China recorded a trade surplus of US$45.41 billion last month, exceeding expectations, customs said yesterday, but weaker export and import growth could be a worrisome sign for the world’s second-largest economy.
The trade surplus expanded 46.3 percent from the same month last year, exceeding market expectations for a US$42.3 billion surplus, according to a survey of 11 economists polled by the Wall Street Journal.
The surplus also widened from the US$31 billion recorded in September, though it was off the record US$49.8 billion for August, previous figures showed.
Exports jumped 11.6 percent year-on-year to US$206.87 billion last month, while imports rose 4.6 percent to US$161.46 billion, customs said.
“The trade surplus was driven by the contraction in growth of imports ... and export growth was not very strong. So the quality of the surplus was not very high,” Bank of Communications (交通銀行) Shanghai-based analyst Liu Xuezhi (劉學智) said.

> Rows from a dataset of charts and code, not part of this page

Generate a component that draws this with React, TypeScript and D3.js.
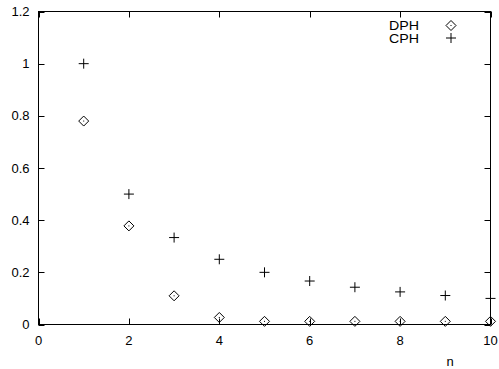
import React from "react";
import * as d3 from "d3";

const nValues = [1, 2, 3, 4, 5, 6, 7, 8, 9, 10];
const dphValues = [0.78, 0.378, 0.11, 0.027, 0.012, 0.012, 0.012, 0.012, 0.012, 0.012];
const cphValues = [1, 0.5, 0.3333, 0.25, 0.2, 0.1667, 0.1429, 0.125, 0.1111, 0.1];
const xTicks = [0, 2, 4, 6, 8, 10];
const yTicks = [0, 0.2, 0.4, 0.6, 0.8, 1, 1.2];
const seriesNames = ["DPH", "CPH"];

const W = 499, H = 369;
const L = 38.5, R = 490.5, T = 11.5, B = 324.5;
const font = "'Liberation Sans', Arial, Helvetica, sans-serif";
const fs = 13;

function Diamond({ x, y }: { x: number; y: number }) {
  const s = 5;
  return (
    <g>
      <path d={`M${x},${y - s}L${x + s},${y}L${x},${y + s}L${x - s},${y}Z`} fill="none" stroke="#000" strokeWidth={1} />
      <rect x={x - 0.5} y={y - 0.5} width={1} height={1} fill="#000" />
    </g>
  );
}
function Plus({ x, y }: { x: number; y: number }) {
  const s = 5;
  return (
    <path d={`M${x - s},${y}H${x + s}M${x},${y - s}V${y + s}`} stroke="#000" strokeWidth={1} fill="none" />
  );
}

export default function App() {
  const xs = d3.scaleLinear().domain([0, 10]).range([L, R]);
  const ys = d3.scaleLinear().domain([0, 1.2]).range([B, T]);
  const tk = 6;
  return (
    <svg width={W} height={H} style={{ position: "absolute", left: 0, top: 0, background: "#fff" }}>
      <rect x={0} y={0} width={W} height={H} fill="#fff" />
      {xTicks.map((t) => {
        const x = Math.round(xs(t)) + 0.5;
        return (
          <g key={"x" + t}>
            <line x1={x} x2={x} y1={B} y2={B - tk} stroke="#000" />
            <line x1={x} x2={x} y1={T} y2={T + tk} stroke="#000" />
            <text x={xs(t)} y={345} textAnchor="middle" fontFamily={font} fontSize={fs} fill="#000">{t}</text>
          </g>
        );
      })}
      {yTicks.map((t) => {
        const y = Math.round(ys(t)) + 0.5;
        return (
          <g key={"y" + t}>
            <line x1={L} x2={L + tk} y1={y} y2={y} stroke="#000" />
            <line x1={R} x2={R - tk} y1={y} y2={y} stroke="#000" />
            <text x={29.5} y={ys(t) + 4.5} textAnchor="end" fontFamily={font} fontSize={fs} fill="#000">{String(t)}</text>
          </g>
        );
      })}
      <rect x={L} y={T} width={R - L} height={B - T} fill="none" stroke="#000" strokeWidth={1} />
      {nValues.map((n, i) => (
        <Diamond key={"d" + n} x={xs(n)} y={ys(dphValues[i])} />
      ))}
      {nValues.map((n, i) => (
        <Plus key={"c" + n} x={xs(n)} y={ys(cphValues[i])} />
      ))}
      <text x={389} y={29.5} fontFamily={font} fontSize={12.5} textLength={30} lengthAdjust="spacingAndGlyphs" fill="#000">{seriesNames[0]}</text>
      <text x={389} y={43} fontFamily={font} fontSize={12.5} textLength={30} lengthAdjust="spacingAndGlyphs" fill="#000">{seriesNames[1]}</text>
      <Diamond x={451} y={25.5} />
      <Plus x={451} y={38} />
      <text x={450} y={366} textAnchor="middle" fontFamily={font} fontSize={fs} fill="#000">n</text>
    </svg>
  );
}
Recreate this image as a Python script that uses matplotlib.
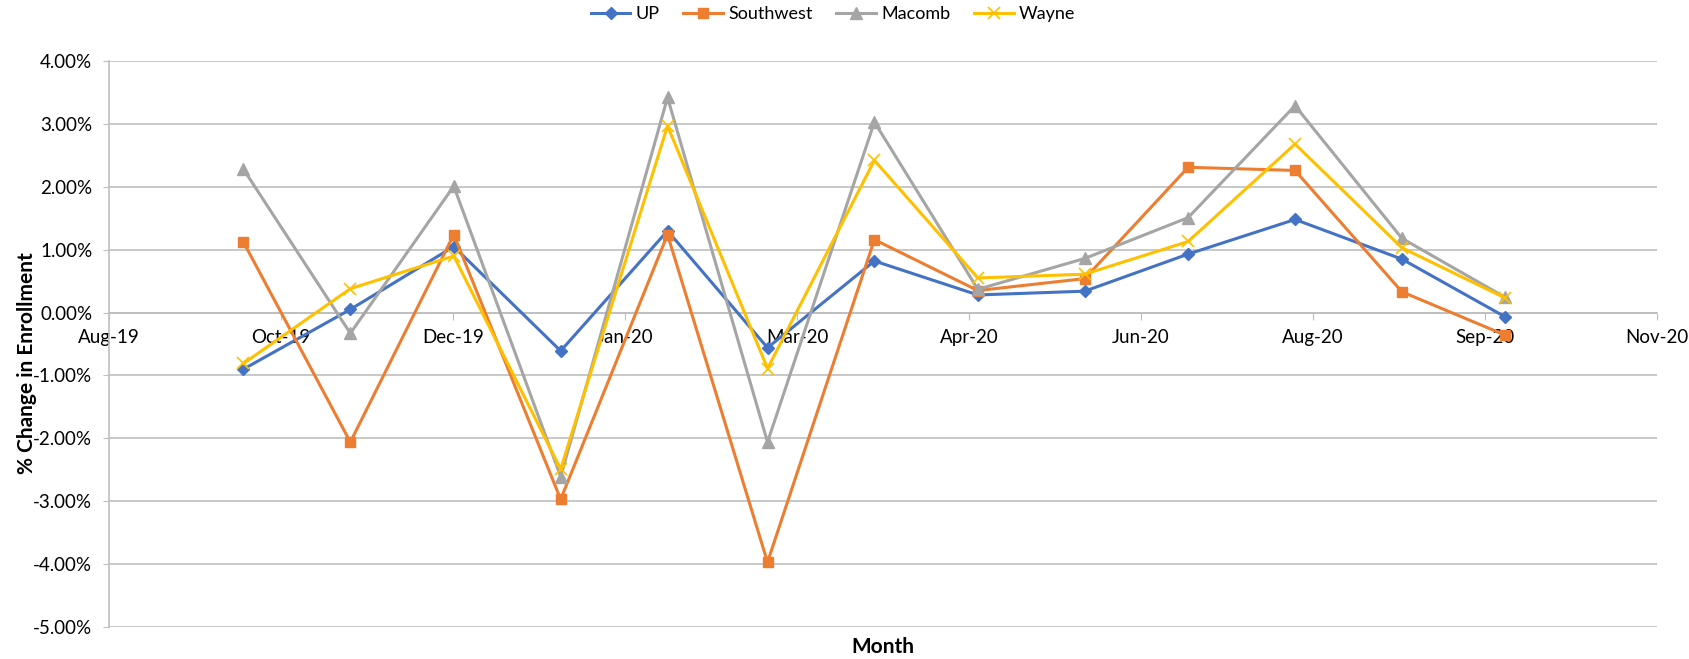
import matplotlib
matplotlib.use("Agg")
import matplotlib.pyplot as plt
import matplotlib.dates as mdates
import numpy as np
import pandas as pd

plt.rcParams['font.family'] = ['Lato', 'DejaVu Sans']

# monthly points, Sep-19 .. Sep-20
months = pd.date_range('2019-09-30', periods=13, freq='ME')
up = [-0.90, 0.05, 1.05, -0.61, 1.30, -0.56, 0.82, 0.28, 0.34, 0.93, 1.48, 0.85, -0.07]
southwest = [1.12, -2.06, 1.24, -2.97, 1.24, -3.97, 1.16, 0.35, 0.54, 2.31, 2.26, 0.33, -0.36]
macomb = [2.28, -0.33, 2.01, -2.61, 3.42, -2.06, 3.03, 0.37, 0.86, 1.51, 3.29, 1.18, 0.24]
wayne = [-0.81, 0.38, 0.90, -2.49, 2.97, -0.89, 2.42, 0.55, 0.61, 1.13, 2.68, 1.03, 0.23]

tick_labels = ['Aug-19', 'Oct-19', 'Dec-19', 'Jan-20', 'Mar-20', 'Apr-20',
               'Jun-20', 'Aug-20', 'Sep-20', 'Nov-20']
x_start = pd.Timestamp('2019-08-22')
x_end = pd.Timestamp('2020-11-13')

fig = plt.figure(figsize=(16.9, 6.59), dpi=100)
ax = fig.add_axes([0.0645, 0.0486, 0.916, 0.8588])

x = mdates.date2num(months)
ax.plot(x, up, color='#4472C4', lw=2.2, marker='D', ms=6.5, label='UP', zorder=3)
ax.plot(x, southwest, color='#ED7D31', lw=2.2, marker='s', ms=7.5, label='Southwest', zorder=4)
ax.plot(x, macomb, color='#A5A5A5', lw=2.2, marker='^', ms=8.5, label='Macomb', zorder=5)
ax.plot(x, wayne, color='#FFC000', lw=2.2, marker='x', ms=8, mew=1.2, label='Wayne', zorder=6)

x0, x1 = mdates.date2num(x_start), mdates.date2num(x_end)
ax.set_xlim(x0, x1)
ax.set_xticks(np.linspace(x0, x1, len(tick_labels)))
ax.set_xticklabels(tick_labels)

ax.set_ylim(-5, 4)
ax.set_yticks(np.arange(-5, 4.01, 1))
ax.set_yticklabels(['%.2f%%' % v for v in np.arange(-5, 4.01, 1)])
ax.grid(axis='y', color='#bfbfbf', lw=1.2)
ax.set_axisbelow(True)

for s in ['top', 'right']:
    ax.spines[s].set_visible(False)
ax.spines['bottom'].set_position(('data', 0))
ax.spines['bottom'].set_color('#bfbfbf')
ax.spines['left'].set_color('#bfbfbf')
ax.spines['bottom'].set_linewidth(1.2)
ax.spines['left'].set_linewidth(1.2)
ax.tick_params(axis='x', length=5, color='#bfbfbf', pad=7, labelsize=13.5)
ax.tick_params(axis='y', length=4, color='#bfbfbf', pad=8, labelsize=13.5)

fig.text(0.5225, 0.018, 'Month', ha='center', va='center', fontsize=15, fontweight='bold')
fig.text(0.016, 0.449, '% Change in Enrollment', ha='center', va='center',
         rotation=90, fontsize=15, fontweight='bold')

fig.legend(loc='center', bbox_to_anchor=(0.493, 0.978), ncol=4, frameon=False,
           fontsize=13, handlelength=2.2, handletextpad=0.3, columnspacing=1.3)

fig.savefig('out.png', dpi=100)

Growth in exports — a key engine of China’s economy — slowed from a 15.3 percent year-on-year rise in September. Import growth remained weak last month, slowing from a 7 percent gain the previous month.
“Domestic demand is weak,” Liu said. “De-stocking this year has led to consumption of cement, coal, iron ore and other raw materials to decline, making demand for imports weak.”
China’s economy has faltered this year, hit by a deflating property bubble as well as a government crackdown on corruption and weak external demand from Europe.
The Chinese economy grew an annual 7.3 percent in the third quarter, the slowest in more than five years since the depths of the global financial crisis, dipping below the government’s target of around 7.5 percent for all of this year.
Separately, China has agreed to soften its push for a vast new Asia-Pacific free trade agreement in the face of resistance from the US, which is promoting its own regional trade pact, a report said yesterday.
Beijing, which is hosting an annual gathering of Asia-Pacific leaders, has acquiesced to toned-down treatment in a final summit communique on its favored Free Trade Area of the Asia-Pacific (FTAAP), according to the South China Morning Post newspaper.
China’s promotion of the FTAAP — and the narrative of Sino-US rivalry on the issue — had loomed as a major agenda item for the APEC forum meeting.
APEC officials have said the meeting would conclude with a call for a “strategic study” on FTAAP.
However, FTAAP would only be mentioned in an annex to the final communique and would be downgraded from being called a “feasibility” study, with a target date of 2025 also dropped, the newspaper said citing a US official close to the talks.
It quoted an unnamed Chinese official calling it a compromise by Beijing.
The US has been trying to secure agreement on a Trans-Pacific Partnership (TPP), a grouping of 12 nations including Japan, Australia, Malaysia and Mexico.
All 12 also belong to the 21-member APEC.
However, the TPP notably excludes China, which is now the world’s second-largest economy following the US, and is increasingly pushing for a greater say in world trade and economic architecture.
Some Chinese analysts have viewed the US-backed TPP as a way to thwart the FTAAP and thus counter Beijing’s growing influence in the region — concerns Washington has dismissed.
The Chinese official said Washington had insisted on holding TPP talks on the sidelines of APEC, but had eventually agreed to keep such efforts low-profile.